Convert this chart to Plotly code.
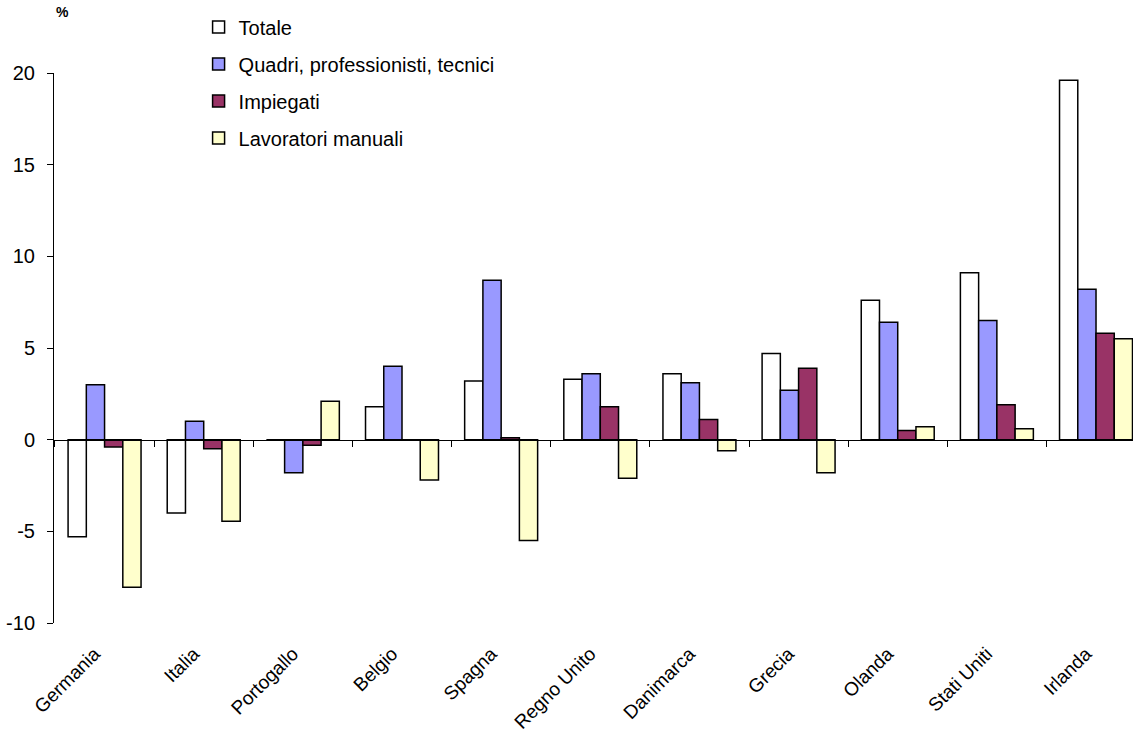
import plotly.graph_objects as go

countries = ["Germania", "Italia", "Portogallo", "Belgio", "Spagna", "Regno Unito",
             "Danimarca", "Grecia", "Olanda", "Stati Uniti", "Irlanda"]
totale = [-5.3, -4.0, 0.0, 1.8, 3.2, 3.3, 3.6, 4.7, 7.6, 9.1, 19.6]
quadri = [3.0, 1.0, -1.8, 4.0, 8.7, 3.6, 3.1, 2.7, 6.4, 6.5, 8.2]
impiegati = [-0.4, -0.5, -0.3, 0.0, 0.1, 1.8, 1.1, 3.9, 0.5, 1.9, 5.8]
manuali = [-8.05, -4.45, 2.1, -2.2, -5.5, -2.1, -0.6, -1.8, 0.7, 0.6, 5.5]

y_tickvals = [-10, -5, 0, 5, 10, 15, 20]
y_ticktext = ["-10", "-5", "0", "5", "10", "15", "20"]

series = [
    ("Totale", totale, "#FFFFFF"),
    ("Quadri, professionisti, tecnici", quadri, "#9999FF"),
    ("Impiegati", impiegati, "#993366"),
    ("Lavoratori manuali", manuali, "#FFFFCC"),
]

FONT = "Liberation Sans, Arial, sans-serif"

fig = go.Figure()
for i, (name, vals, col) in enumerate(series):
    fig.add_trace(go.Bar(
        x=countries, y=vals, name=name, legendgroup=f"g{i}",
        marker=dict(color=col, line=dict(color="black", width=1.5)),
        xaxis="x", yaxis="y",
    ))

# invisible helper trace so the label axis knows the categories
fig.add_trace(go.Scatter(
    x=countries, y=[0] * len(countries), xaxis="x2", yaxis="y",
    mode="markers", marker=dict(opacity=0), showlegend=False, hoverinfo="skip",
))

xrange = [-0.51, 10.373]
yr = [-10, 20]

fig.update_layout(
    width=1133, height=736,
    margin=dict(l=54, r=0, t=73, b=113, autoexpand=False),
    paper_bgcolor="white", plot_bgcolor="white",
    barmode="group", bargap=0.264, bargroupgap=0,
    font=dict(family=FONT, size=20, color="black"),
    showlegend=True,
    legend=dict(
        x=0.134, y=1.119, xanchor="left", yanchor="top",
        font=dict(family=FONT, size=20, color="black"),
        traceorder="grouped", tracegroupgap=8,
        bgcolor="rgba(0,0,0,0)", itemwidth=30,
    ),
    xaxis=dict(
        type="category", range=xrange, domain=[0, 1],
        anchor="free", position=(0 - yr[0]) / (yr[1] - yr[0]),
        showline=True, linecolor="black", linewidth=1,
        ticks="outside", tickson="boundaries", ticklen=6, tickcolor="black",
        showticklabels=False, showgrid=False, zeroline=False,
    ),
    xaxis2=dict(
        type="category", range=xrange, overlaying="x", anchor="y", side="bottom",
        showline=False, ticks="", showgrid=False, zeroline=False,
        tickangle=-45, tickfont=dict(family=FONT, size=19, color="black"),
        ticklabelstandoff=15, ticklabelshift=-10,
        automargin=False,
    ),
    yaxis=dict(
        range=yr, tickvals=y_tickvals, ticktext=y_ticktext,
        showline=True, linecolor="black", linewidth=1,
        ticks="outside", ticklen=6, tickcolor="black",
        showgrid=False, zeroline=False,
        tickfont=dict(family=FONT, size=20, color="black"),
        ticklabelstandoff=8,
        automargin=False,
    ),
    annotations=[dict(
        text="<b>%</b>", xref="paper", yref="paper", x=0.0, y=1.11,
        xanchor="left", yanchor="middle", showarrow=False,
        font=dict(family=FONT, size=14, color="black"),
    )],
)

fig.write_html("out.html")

· · ·

## TASK TO CARRY OUT
Repeat the lines above, starting at the first and stopping after the line that holds "yr = [-10, 20]", with the pictures left out.

## PROBLEM SOLUTION
Convert this chart to Plotly code.
import plotly.graph_objects as go

countries = ["Germania", "Italia", "Portogallo", "Belgio", "Spagna", "Regno Unito",
             "Danimarca", "Grecia", "Olanda", "Stati Uniti", "Irlanda"]
totale = [-5.3, -4.0, 0.0, 1.8, 3.2, 3.3, 3.6, 4.7, 7.6, 9.1, 19.6]
quadri = [3.0, 1.0, -1.8, 4.0, 8.7, 3.6, 3.1, 2.7, 6.4, 6.5, 8.2]
impiegati = [-0.4, -0.5, -0.3, 0.0, 0.1, 1.8, 1.1, 3.9, 0.5, 1.9, 5.8]
manuali = [-8.05, -4.45, 2.1, -2.2, -5.5, -2.1, -0.6, -1.8, 0.7, 0.6, 5.5]

y_tickvals = [-10, -5, 0, 5, 10, 15, 20]
y_ticktext = ["-10", "-5", "0", "5", "10", "15", "20"]

series = [
    ("Totale", totale, "#FFFFFF"),
    ("Quadri, professionisti, tecnici", quadri, "#9999FF"),
    ("Impiegati", impiegati, "#993366"),
    ("Lavoratori manuali", manuali, "#FFFFCC"),
]

FONT = "Liberation Sans, Arial, sans-serif"

fig = go.Figure()
for i, (name, vals, col) in enumerate(series):
    fig.add_trace(go.Bar(
        x=countries, y=vals, name=name, legendgroup=f"g{i}",
        marker=dict(color=col, line=dict(color="black", width=1.5)),
        xaxis="x", yaxis="y",
    ))

# invisible helper trace so the label axis knows the categories
fig.add_trace(go.Scatter(
    x=countries, y=[0] * len(countries), xaxis="x2", yaxis="y",
    mode="markers", marker=dict(opacity=0), showlegend=False, hoverinfo="skip",
))

xrange = [-0.51, 10.373]
yr = [-10, 20]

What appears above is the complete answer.